In the Finale of the 7th, Mahler creates a vivid depiction of a world rich in “madness” and “folly” but also seems to be underlining the presence of so much “illusion” and “self-deception” in the dreamscapes of the previous movements. It is music that brings solace in Wagner’s philosophy and Mahler’s. On the one hand, this Finale is about Life, not legendary, heroic, Romantic fairy-tale life, but real, simple, smelly, noisy life. On the other hand, this Finale is about Music. When you are confonted with the madness of life, it is in music that you find solace.

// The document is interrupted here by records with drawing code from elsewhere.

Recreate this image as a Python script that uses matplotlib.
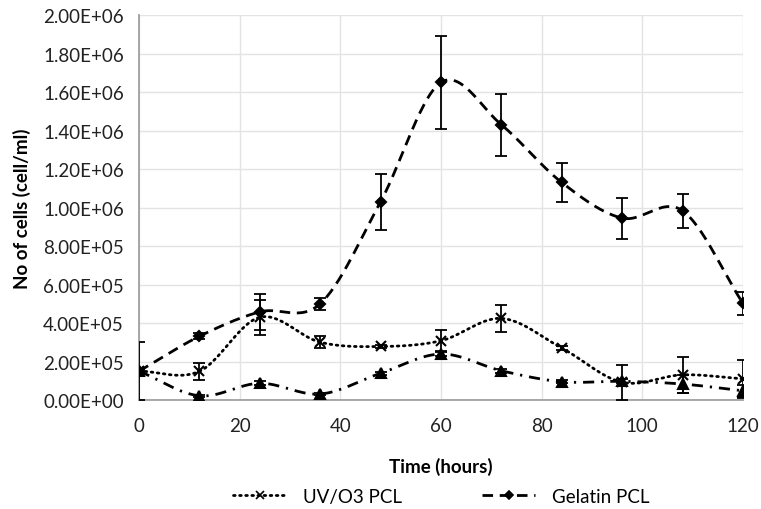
import numpy as np
import matplotlib
matplotlib.use("Agg")
import matplotlib.pyplot as plt
from matplotlib.ticker import FuncFormatter, MultipleLocator

plt.rcParams['font.family'] = ['Lato', 'DejaVu Sans']

time_h = [0, 12, 24, 36, 48, 60, 72, 84, 96, 108, 120]
uv_o3 = [1.50e5, 1.49e5, 4.30e5, 3.00e5, 2.78e5, 3.08e5, 4.24e5, 2.70e5, 0.92e5, 1.31e5, 1.10e5]
uv_o3_err = [0.10e5, 0.45e5, 0.90e5, 0.30e5, 0.10e5, 0.55e5, 0.70e5, 0.12e5, 0.90e5, 0.95e5, 1.00e5]
gelatin = [1.50e5, 3.31e5, 4.58e5, 5.00e5, 10.30e5, 16.50e5, 14.30e5, 11.30e5, 9.45e5, 9.83e5, 5.02e5]
gelatin_err = [0.10e5, 0.15e5, 0.95e5, 0.30e5, 1.45e5, 2.40e5, 1.60e5, 1.00e5, 1.07e5, 0.87e5, 0.58e5]
third = [1.50e5, 0.22e5, 0.87e5, 0.31e5, 1.39e5, 2.39e5, 1.52e5, 0.95e5, 0.97e5, 0.83e5, 0.48e5]
third_err = [1.50e5, 0.05e5, 0.10e5, 0.05e5, 0.08e5, 0.10e5, 0.10e5, 0.08e5, 0.10e5, 0.45e5, 0.30e5]


def smooth(x, y, n=30):
    # Catmull-Rom style smoothing (like spreadsheet "smoothed line")
    x = np.asarray(x, float); y = np.asarray(y, float)
    px = np.concatenate([[2 * x[0] - x[1]], x, [2 * x[-1] - x[-2]]])
    py = np.concatenate([[2 * y[0] - y[1]], y, [2 * y[-1] - y[-2]]])
    xs, ys = [], []
    t = np.linspace(0, 1, n)
    for i in range(1, len(px) - 2):
        p0, p1, p2, p3 = (np.array([px[j], py[j]]) for j in (i - 1, i, i + 1, i + 2))
        c1 = p1 + (p2 - p0) / 6
        c2 = p2 - (p3 - p1) / 6
        b = ((1 - t) ** 3)[:, None] * p1 + (3 * (1 - t) ** 2 * t)[:, None] * c1 \
            + (3 * (1 - t) * t ** 2)[:, None] * c2 + (t ** 3)[:, None] * p2
        xs.extend(b[:, 0]); ys.extend(b[:, 1])
    return np.array(xs), np.array(ys)


fig = plt.figure(figsize=(7.61, 5.10), dpi=100)
ax = fig.add_axes([0.1827, 0.2137, 0.7936, 0.7549])

series = [
    (uv_o3, uv_o3_err, (0, (0.6, 1.6)), 'x', 7, 'UV/O3 PCL'),
    (gelatin, gelatin_err, (0, (3.8, 2.4)), 'D', 5, 'Gelatin PCL'),
    (third, third_err, (0, (4, 2.5, 0.8, 2.5)), '^', 6.5, None),
]

handles = []
for vals, err, ls, mk, ms, lab in series:
    sx, sy = smooth(time_h, vals)
    ax.plot(sx, sy, color='black', lw=2.0, ls=ls, dash_capstyle='round' if mk == 'x' else 'butt', zorder=3)
    ax.errorbar(time_h, vals, yerr=err, fmt='none', ecolor='black', elinewidth=1.3,
                capsize=4, capthick=1.3, zorder=4)
    ax.plot(time_h, vals, ls='none', marker=mk, ms=ms, color='black', mew=1.5, zorder=5)
    if lab:
        h, = ax.plot([], [], color='black', lw=2.0, ls=ls, marker=mk, ms=ms * 0.8, mew=1.2,
                     dash_capstyle='round' if mk == 'x' else 'butt', label=lab)
        handles.append(h)

ax.set_xlim(0, 120)
ax.set_ylim(0, 2.0e6)
ax.xaxis.set_major_locator(MultipleLocator(20))
ax.yaxis.set_major_locator(MultipleLocator(2e5))
ax.yaxis.set_major_formatter(FuncFormatter(lambda v, p: '{:.2E}'.format(v)))
ax.grid(True, color='#e3e3e3', lw=1.0, zorder=0)
ax.set_axisbelow(True)
for s in ['top', 'right']:
    ax.spines[s].set_visible(False)
for s in ['left', 'bottom']:
    ax.spines[s].set_color('#a0a0a0')
    ax.spines[s].set_linewidth(1.3)
ax.tick_params(length=0, labelsize=13.5, pad=11)
ax.tick_params(axis='x', pad=12)
for t in ax.get_xticklabels() + ax.get_yticklabels():
    t.set_color('#222222')

ax.set_xlabel('Time (hours)', fontsize=13.5, fontweight='bold', labelpad=17)
ax.set_ylabel('No of cells (cell/ml)', fontsize=13.5, fontweight='bold', labelpad=9)

fig.legend(handles=handles, loc='lower center', bbox_to_anchor=(0.58, -0.025), ncol=2,
           frameon=False, fontsize=13.5, handlelength=2.8, columnspacing=4.3, handletextpad=0.9)

fig.savefig('out.png', dpi=100)
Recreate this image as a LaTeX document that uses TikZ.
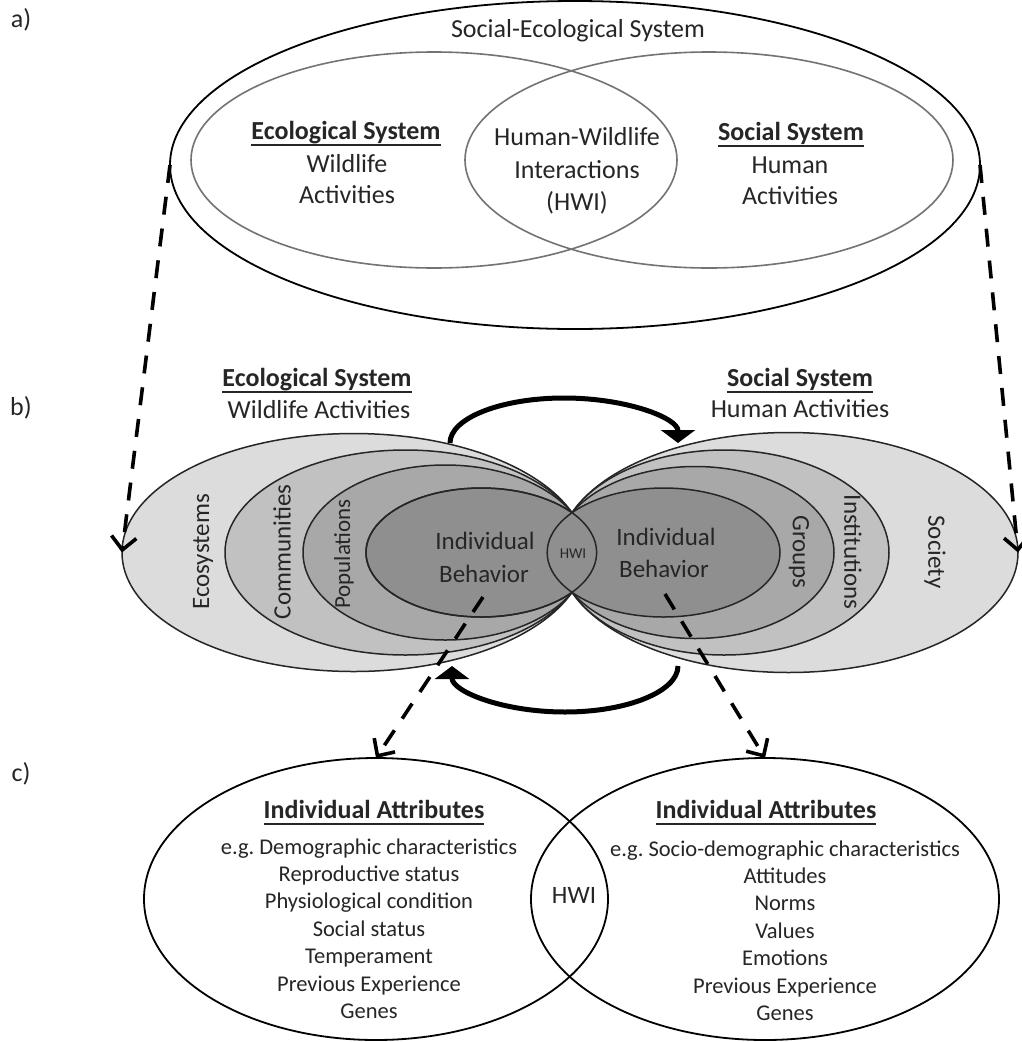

And here we find that Mahler’s choice of material, some of it banal, some of it borrowed, some of it even embarrassing is no accident. His obvious model here is Haydn, who always seemed to treat the most ridiculous themes in the most sophsisticated ways. Think of the Finale of Haydn 92- has such an absurd melody ever been put through such paces? Yes, but only in other Haydn pieces. This process always feels cathartic and humanizing, and so it is in Mahler. He takes this hodgepodge of ideas and makes from them the single most complex and virtuosic movement in all the symphonies, deconstructing almost his whole life’s work in the process. When we think of the symbolic power of the brass chorale at the end of the 3rd Symphony and compare it to the brass chorale which forms the refrain of this movement it’s almost like a mirror image. One is transcendent, the other is just party music, and yet, by the end, the party has become a transcendent experience. This movement marks the birth of late Mahler, the end of Romanticism and the beginning of the musical 20th c. with a movement that invents modernity by re-engineering Haydn using a tune by Wagner.